-- Start --

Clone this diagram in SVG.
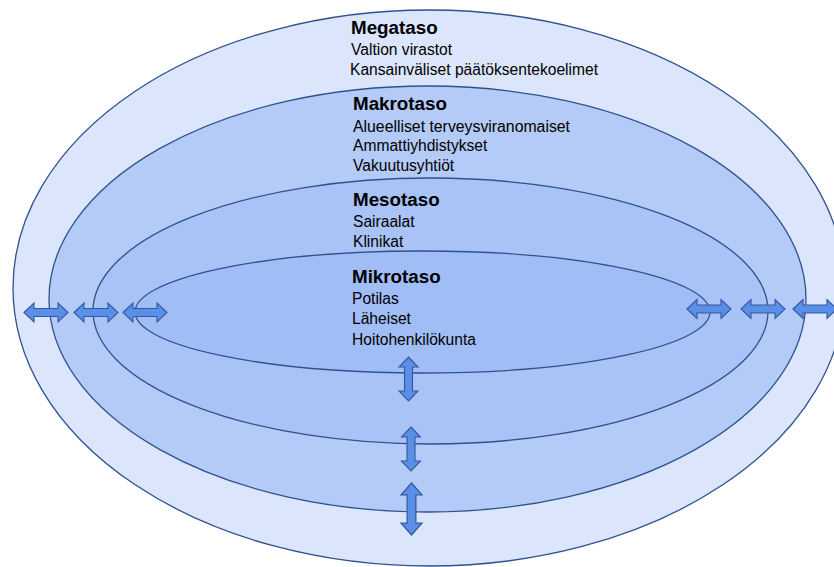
<svg xmlns="http://www.w3.org/2000/svg" width="834" height="567" viewBox="0 0 834 567">
  <style>
    .ring { stroke: #2f528f; stroke-width: 1.3; }
    .title { font-family: "Liberation Sans", Arial, sans-serif; font-weight: bold; font-size: 18.8px; fill: #000; }
    .item { font-family: "Liberation Sans", Arial, sans-serif; font-size: 15.6px; fill: #000; }
    .arrow { fill: #5a8fe8; stroke: #34589c; stroke-width: 1.1; stroke-linejoin: miter; }
  </style>
  <defs>
    <!-- double-headed arrow, horizontal, centred on the origin -->
    <path id="dbl" d="M-22,0 L-12,-9.5 L-12,-4 L12,-4 L12,-9.5 L22,0 L12,9.5 L12,4 L-12,4 L-12,9.5 Z"/>
  </defs>

  <rect width="834" height="567" fill="#ffffff"/>

  <g id="megataso">
    <ellipse class="ring" cx="429" cy="288" rx="416" ry="278" fill="#dbe6fc"/>
    <text class="title" x="351" y="34">Megataso</text>
    <text class="item" x="351" y="55">Valtion virastot</text>
    <text class="item" x="350" y="75" textLength="248" lengthAdjust="spacingAndGlyphs">Kansainväliset päätöksentekoelimet</text>
  </g>

  <g id="makrotaso">
    <ellipse class="ring" cx="427.5" cy="299" rx="378.5" ry="213" fill="#b4caf7"/>
    <text class="title" x="353" y="110">Makrotaso</text>
    <text class="item" x="353" y="132" textLength="217" lengthAdjust="spacingAndGlyphs">Alueelliset terveysviranomaiset</text>
    <text class="item" x="353" y="151">Ammattiyhdistykset</text>
    <text class="item" x="353" y="171">Vakuutusyhtiöt</text>
  </g>

  <g id="mesotaso">
    <ellipse class="ring" cx="430.5" cy="311" rx="337.5" ry="133" fill="#a9c3f7"/>
    <text class="title" x="353" y="206">Mesotaso</text>
    <text class="item" x="353" y="227">Sairaalat</text>
    <text class="item" x="353" y="247">Klinikat</text>
  </g>

  <g id="mikrotaso">
    <ellipse class="ring" cx="422.5" cy="312" rx="287.5" ry="61" fill="#a1bdf6"/>
    <text class="title" x="352" y="283">Mikrotaso</text>
    <text class="item" x="352" y="304">Potilas</text>
    <text class="item" x="352" y="324">Läheiset</text>
    <text class="item" x="352" y="345">Hoitohenkilökunta</text>
  </g>

  <g id="connectors">
    <!-- left side -->
    <use href="#dbl" class="arrow" transform="translate(46,312.5)"/>
    <use href="#dbl" class="arrow" transform="translate(96,312.5)"/>
    <use href="#dbl" class="arrow" transform="translate(145,312.5)"/>
    <!-- right side -->
    <use href="#dbl" class="arrow" transform="translate(709,309)"/>
    <use href="#dbl" class="arrow" transform="translate(763,309)"/>
    <use href="#dbl" class="arrow" transform="translate(815,309)"/>
    <!-- bottom -->
    <use href="#dbl" class="arrow" transform="translate(408.5,379) rotate(90)"/>
    <use href="#dbl" class="arrow" transform="translate(411,449) rotate(90)"/>
    <use href="#dbl" class="arrow" transform="translate(411.5,509) rotate(90) scale(1.18,1.1)"/>
  </g>
</svg>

-- End --

§ Task statement: Transcribe all the lines above exactly, apart from the pictures.

§ Task response:
Clone this diagram in SVG.
<svg xmlns="http://www.w3.org/2000/svg" width="834" height="567" viewBox="0 0 834 567">
  <style>
    .ring { stroke: #2f528f; stroke-width: 1.3; }
    .title { font-family: "Liberation Sans", Arial, sans-serif; font-weight: bold; font-size: 18.8px; fill: #000; }
    .item { font-family: "Liberation Sans", Arial, sans-serif; font-size: 15.6px; fill: #000; }
    .arrow { fill: #5a8fe8; stroke: #34589c; stroke-width: 1.1; stroke-linejoin: miter; }
  </style>
  <defs>
    <!-- double-headed arrow, horizontal, centred on the origin -->
    <path id="dbl" d="M-22,0 L-12,-9.5 L-12,-4 L12,-4 L12,-9.5 L22,0 L12,9.5 L12,4 L-12,4 L-12,9.5 Z"/>
  </defs>

  <rect width="834" height="567" fill="#ffffff"/>

  <g id="megataso">
    <ellipse class="ring" cx="429" cy="288" rx="416" ry="278" fill="#dbe6fc"/>
    <text class="title" x="351" y="34">Megataso</text>
    <text class="item" x="351" y="55">Valtion virastot</text>
    <text class="item" x="350" y="75" textLength="248" lengthAdjust="spacingAndGlyphs">Kansainväliset päätöksentekoelimet</text>
  </g>

  <g id="makrotaso">
    <ellipse class="ring" cx="427.5" cy="299" rx="378.5" ry="213" fill="#b4caf7"/>
    <text class="title" x="353" y="110">Makrotaso</text>
    <text class="item" x="353" y="132" textLength="217" lengthAdjust="spacingAndGlyphs">Alueelliset terveysviranomaiset</text>
    <text class="item" x="353" y="151">Ammattiyhdistykset</text>
    <text class="item" x="353" y="171">Vakuutusyhtiöt</text>
  </g>

  <g id="mesotaso">
    <ellipse class="ring" cx="430.5" cy="311" rx="337.5" ry="133" fill="#a9c3f7"/>
    <text class="title" x="353" y="206">Mesotaso</text>
    <text class="item" x="353" y="227">Sairaalat</text>
    <text class="item" x="353" y="247">Klinikat</text>
  </g>

  <g id="mikrotaso">
    <ellipse class="ring" cx="422.5" cy="312" rx="287.5" ry="61" fill="#a1bdf6"/>
    <text class="title" x="352" y="283">Mikrotaso</text>
    <text class="item" x="352" y="304">Potilas</text>
    <text class="item" x="352" y="324">Läheiset</text>
    <text class="item" x="352" y="345">Hoitohenkilökunta</text>
  </g>

  <g id="connectors">
    <!-- left side -->
    <use href="#dbl" class="arrow" transform="translate(46,312.5)"/>
    <use href="#dbl" class="arrow" transform="translate(96,312.5)"/>
    <use href="#dbl" class="arrow" transform="translate(145,312.5)"/>
    <!-- right side -->
    <use href="#dbl" class="arrow" transform="translate(709,309)"/>
    <use href="#dbl" class="arrow" transform="translate(763,309)"/>
    <use href="#dbl" class="arrow" transform="translate(815,309)"/>
    <!-- bottom -->
    <use href="#dbl" class="arrow" transform="translate(408.5,379) rotate(90)"/>
    <use href="#dbl" class="arrow" transform="translate(411,449) rotate(90)"/>
    <use href="#dbl" class="arrow" transform="translate(411.5,509) rotate(90) scale(1.18,1.1)"/>
  </g>
</svg>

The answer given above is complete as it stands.